Lawmakers unhappy with Jagan style of functioning

Gali Nagaraja

Amaravati: The government of Andhra Pradesh, a few days back, celebrated Chief Minister Y S Jaganmohan Reddy completing one year in office. The joyous event apparently blew the lid off the smoldering discontent among the ruling party lawmakers that brings the Jagan’s style of functioning under the spotlight.

Jagan Reddy heavily focused on welfare schemes in the last one year, trying to keep happy almost every section that matters in the electoral politics. He also strove to leave his own mark in administration by undoing the policies of his predecessor N. Chandrababu Naidu of the TDP.  In the process, he gave little attention to be heard by his party workers. The dissent voices being raised from his party now exposed the widening gulf between the Chief Minister and the ruling party lawmakers. In a short span, he earned the reputation as a leader who is inaccessible to his own party MLAs and MPs, leave alone ordinary workers.

MLAs face identity threat

The 47-year-old CM chose to have young and fresh faces in his cabinet with five Deputy Chief Ministers, thus, rubbing the senior and experienced leaders the wrong way. With his top-down approach, Jaganmohan Reddy reduced his party MLAs to be out of the reckoning in the eyes of their own electors in the constituencies. The lawmakers are forced to even play the second fiddle to the official top brass in the districts—a scene quite visible during the Naidu regime that seems repeating in the current Jagan’s dispensation also.

The YSR Congress chief swept the polls in 2019, winning 151 seats in the 175-member state Assembly and 22 out of 25 Lok Sabha seats with a promise to bring in a marked difference in governance from the TDP rule which he said was steeped in corruption and scams.

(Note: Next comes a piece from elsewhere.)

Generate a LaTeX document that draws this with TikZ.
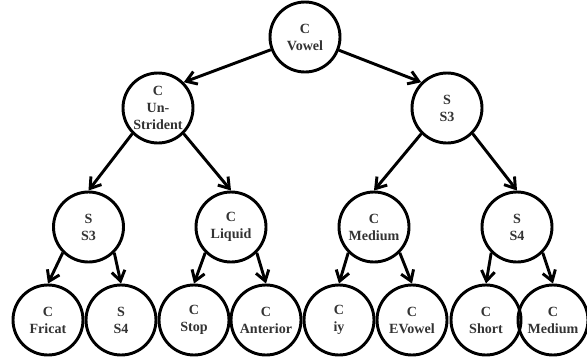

But, in practice, the Jagan’s rule in the last one-year seemingly failed to check the land mafia and contain corruption in administration. The ruling party senior MLA and former minister Dharmana Prasada Rao right in the presence of Deputy Chief Minster,  Alla Kalikrishna Srinivas (Nani), at a hospital advisory committee meeting in Srikakulam, lamented over an outsourcing company engaged in sanitation works in government hospitals running a job racket. It is complained that the agency is collecting money ranging up to Rs 2-3 lakh from the poor for the jobs. “The previous TDP engaged the Mumbai-based agency. Our government could not terminate the contract entrusted to the agency nor did we check its fraudulent activities,” Dharmana told this writer.

Sand policy in shambles

East Godavari’s Kothapeta MLA Chirla Jaggi Reddy, Bollineni Bramha Naidu and Kilaru Rosaiah, lawmakers from Guntur district, went on record, expressing serious concerns over the miserable failure of the government’s new sand policy. “Our constituencies are located close to the Krishna and the Godavari rivers. But we failed to provide a fistful of sand to our people for building houses. Sand is being diverted to outside areas after mining from the beaches, giving room for sand mafias to thrive,” they said. Jagan Reddy, while in opposition, vowed to root out sand mafia allegedly patronised by the TDP government and sent TDP’s Chintamaneni Prabhakar of West Godavari, accused of assaulting a lady revenue officer in connection with sand extraction, to jail after he came to power.

Officials under fire

Kandukur MLA Manugunta Mahidhar Reddy in Prakasam district resorted to a sit-in at the Zilla Parishad office, saying the official machinery in his district was inaccessible to public representatives. “I tried several times talking to senior officials over phone on acute drinking water problem in the summer, but none of them was available,” he said.

In Nellore district, senior former minister Anam Ramnarayana Reddy, representing Venkatagiri, also targeted the district officials for their failure to check water business. Water from the Somasila reservoir, meant for irrigating farm fields, is being exploited for sales in urban areas in connivance with the officials from the Irrigation department. Apparently, Minister for Irrigation Anil Kumar Yadav comes from Nellore district. “I got a petition signed by the Chief Minister seeking to modernise Somasila-Swarnamukhi link canal to supply drinking water for his constituency people and dispatched it to the district officials concerned a long time ago. Now, I am not able to even get it traced, a clear case of red tape in the administration”, he regretted.